Project description:BACKGROUND: Ambient light levels are often considered to drive the evolution of eye form and function. Diel activity pattern is the main mechanism controlling the visual environment of teleost reef fish, with day-active (diurnal) fish active in well-illuminated conditions, whereas night-active (nocturnal) fish cope with dim light. Physiological optics predicts several specific evolutionary responses to dim-light vision that should be reflected in visual performance features of the eye. RESULTS: We analyzed a large comparative dataset on morphological traits of the eyes in 265 species of teleost reef fish in 43 different families. The eye morphology of nocturnal reef teleosts is characterized by a syndrome that indicates better light sensitivity, including large relative eye size, high optical ratio and large, rounded pupils. Improved dim-light image formation comes at the cost of reduced depth of focus and reduction of potential accommodative lens movement.

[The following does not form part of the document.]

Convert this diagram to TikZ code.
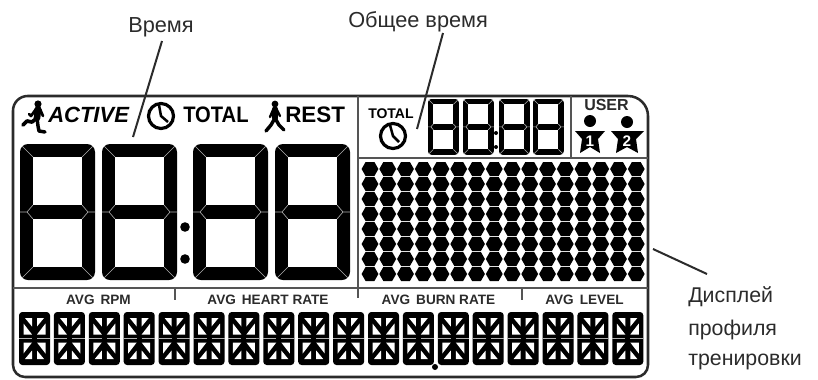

Diurnal teleost reef fish, released from the stringent functional requirements of dim-light vision have much higher morphological and optical diversity than nocturnal species, with large ranges of optical ratio, depth of focus, and lens accommodation. CONCLUSIONS: Physical characteristics of the environment are an important factor in the evolution and diversification of the vertebrate eye. Both teleost reef fish and terrestrial amniotes meet the functional requirements of dim-light vision with a similar evolutionary response of morphological and optical modifications. The trade-off between improved dim-light vision and reduced optical diversity may be a key factor in explaining the lower trophic diversity of nocturnal reef teleosts.